In this context, the Government of Japan provided funds to the pilot project of EU-Assistance on Curbing Small Arms and Light Weapons in Cambodi a (EU-ASAC) and dispatched a researcher to respond to the issue of weapons management in Cambodia. This specialist conducted a study that concluded that a
comprehensive approach is crucial to tackle this issue, and prepared for the Japanese team to start its own program "Peace Building and Comprehensive Small Arms Management Program in Cambodia".

As a result, the project team "JSAC (Japan Assistance Team for Small Arms Management in Cambodia)" was established on April 21, 2003 and started the Program
in cooperation with the Royal Government of Cambodia.


The ultimate goal of this program is to build peace in Cambodia.  JSAC and the Government of Cambodia implements 5 projects to achieve the following specific objectives necessary for this goal.
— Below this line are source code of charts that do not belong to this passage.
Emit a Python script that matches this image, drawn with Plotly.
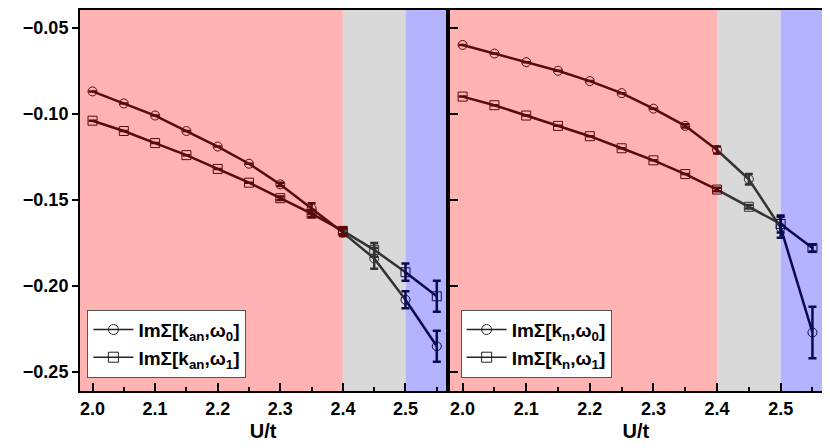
import plotly.graph_objects as go
from plotly.subplots import make_subplots

# DATA
u = [2.0, 2.05, 2.1, 2.15, 2.2, 2.25, 2.3, 2.35, 2.4, 2.45, 2.5, 2.55]

an_w0 = [-0.087, -0.094, -0.101, -0.110, -0.119, -0.129, -0.141, -0.155, -0.169, -0.184, -0.208, -0.235]
an_w0_err = [0, 0, 0, 0, 0, 0, 0.001, 0.003, 0.002, 0.006, 0.005, 0.009]
an_w1 = [-0.104, -0.110, -0.117, -0.124, -0.132, -0.140, -0.149, -0.158, -0.168, -0.179, -0.192, -0.206]
an_w1_err = [0, 0, 0, 0, 0, 0, 0.001, 0.002, 0.002, 0.004, 0.005, 0.009]

n_w0 = [-0.060, -0.065, -0.070, -0.075, -0.081, -0.088, -0.097, -0.107, -0.121, -0.138, -0.166, -0.227]
n_w0_err = [0, 0, 0, 0, 0, 0, 0, 0.001, 0.002, 0.003, 0.006, 0.015]
n_w1 = [-0.090, -0.095, -0.101, -0.107, -0.113, -0.120, -0.127, -0.135, -0.144, -0.154, -0.164, -0.178]
n_w1_err = [0, 0, 0, 0, 0, 0, 0, 0, 0.001, 0.001, 0.005, 0.002]

x_ticks = [2.0, 2.1, 2.2, 2.3, 2.4, 2.5]
y_ticks = [-0.25, -0.2, -0.15, -0.1, -0.05]
y_ticktext = ['−0.25', '−0.20', '−0.15', '−0.10', '−0.05']

# REGIONS: (start index, end index, line colour, background colour, x0, x1)
regions = [(0, 8, '#5a0a0a', '#ffb3b3', 1.98, 2.4),
           (8, 10, '#333333', '#d9d9d9', 2.4, 2.5),
           (10, 11, '#0a0a50', '#b3b3ff', 2.5, 2.565)]

fig = make_subplots(rows=1, cols=2, shared_yaxes=True, horizontal_spacing=0.005)

for col in (1, 2):
    for i0, i1, lc, bg, x0, x1 in regions:
        fig.add_shape(type='rect', x0=x0, x1=x1, y0=0, y1=1,
                      xref='x' if col == 1 else 'x2',
                      yref='y domain' if col == 1 else 'y2 domain',
                      fillcolor=bg, line_width=0, layer='below')


def add_series(col, y, err, symbol):
    for i0, i1, lc, bg, x0, x1 in regions:
        fig.add_trace(go.Scatter(x=u[i0:i1 + 1], y=y[i0:i1 + 1], mode='lines',
                                 line=dict(color=lc, width=2.5), showlegend=False,
                                 hoverinfo='skip'), row=1, col=col)
    # markers coloured by region, each point once
    groups = [(0, 8, '#5a0a0a'), (9, 9, '#333333'), (10, 11, '#0a0a50')]
    for i0, i1, mc in groups:
        fig.add_trace(go.Scatter(x=u[i0:i1 + 1], y=y[i0:i1 + 1], mode='markers',
                                 marker=dict(symbol=symbol + '-open', size=9,
                                             color=mc, line=dict(width=1)),
                                 error_y=dict(type='data', array=err[i0:i1 + 1],
                                              color=mc, thickness=2.5, width=4),
                                 showlegend=False), row=1, col=col)


add_series(1, an_w0, an_w0_err, 'circle')
add_series(1, an_w1, an_w1_err, 'square')
add_series(2, n_w0, n_w0_err, 'circle')
add_series(2, n_w1, n_w1_err, 'square')

# LEGEND ENTRIES
labels = [('legend', 'ImΣ[k<sub>an</sub>,ω<sub>0</sub>]', 'circle'),
          ('legend', 'ImΣ[k<sub>an</sub>,ω<sub>1</sub>]', 'square'),
          ('legend2', 'ImΣ[k<sub>n</sub>,ω<sub>0</sub>]', 'circle'),
          ('legend2', 'ImΣ[k<sub>n</sub>,ω<sub>1</sub>]', 'square')]
for lg, name, sym in labels:
    fig.add_trace(go.Scatter(x=[None], y=[None], mode='lines+markers', name=name,
                             legend=lg, line=dict(color='#222222', width=1.5),
                             marker=dict(symbol=sym + '-open', size=10, color='#222222')),
                  row=1, col=1 if lg == 'legend' else 2)

boldfont = dict(family='Liberation Sans', size=18, color='black', weight='bold')

legstyle = dict(bgcolor='white', bordercolor='#555555', borderwidth=1,
                font=dict(boldfont, size=19), itemwidth=40,
                yanchor='bottom', xanchor='left', tracegroupgap=0)

axis = dict(range=[1.98, 2.565], tickvals=x_ticks, tickformat='.1f',
            ticks='inside', ticklen=8, tickwidth=2, tickcolor='black',
            minor=dict(ticks='inside', ticklen=4, dtick=0.05, tickcolor='black'),
            showgrid=False, zeroline=False, showline=True, linewidth=2, linecolor='black',
            mirror=True, tickfont=boldfont,
            title=dict(text='U/t', font=dict(boldfont, size=20), standoff=6))

fig.update_layout(
    width=830, height=448, plot_bgcolor='white', paper_bgcolor='white',
    margin=dict(l=72, r=16, t=0, b=65),
    xaxis=dict(axis, domain=[0, 0.4935]),
    xaxis2=dict(axis, domain=[0.4985, 1]),
    yaxis=dict(range=[-0.261, -0.0397], tickvals=y_ticks, ticktext=y_ticktext,
               ticks='outside', ticklen=6, tickwidth=2, tickcolor='black',
               showgrid=False, zeroline=False, showline=True, linewidth=2, linecolor='black',
               mirror='allticks', tickfont=boldfont),
    yaxis2=dict(showgrid=False, zeroline=False, showline=True, linewidth=2, linecolor='black',
                mirror=True, ticks='inside', ticklen=8, tickwidth=2, tickcolor='black',
                tickvals=y_ticks, showticklabels=False),
    legend=dict(legstyle, x=0.01, y=0.035),
    legend2=dict(legstyle, x=0.513, y=0.035),
)

fig.write_html('out.html')
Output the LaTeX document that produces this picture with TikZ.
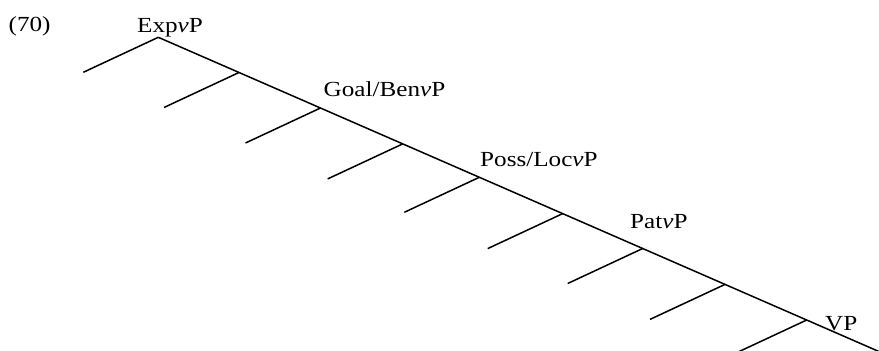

  • Increasing social stability and public security by reducing the number of small arms.
  • Strenghtening participatory decision-making and residents' identities as community members through their participation in JSAC activities.
  • Capacity building of Government and NGO staff
  • Strenghthening the management of government (legal) weapons and preventing possible illegal circulation of these weapons.
  • Destroying and eliminating un-necessary weapons (collected illegal weapons and surplus legal weapons)
  • Building confidence between security forces and civilians.
  • Improving residents' living conditions through development assistance, and demonstrating the positive relationship between peaceful/ safe communities and development
This program also serves to demonstrate Japan's commitment in peace building to the international community and to the Cambodian people.

@Small Arms in Cambodia
Why do people keep small arms illegally?
Lack of trust in the police (self-defense) They cannot believe that the police can protect themselves, their families and their property.
Distrust in the police They are afraid that if they handover weapons to the police, the police will punish them.
Poverty and economic purposes They use the weapons for crimes, such as robbery, and illegal hunting/ logging/ fishing.
Culture of violence They use weapons to settle problems, or they think owning weapons is a symbol of status/power.
Lack of information They do not know what to do with the left weapons.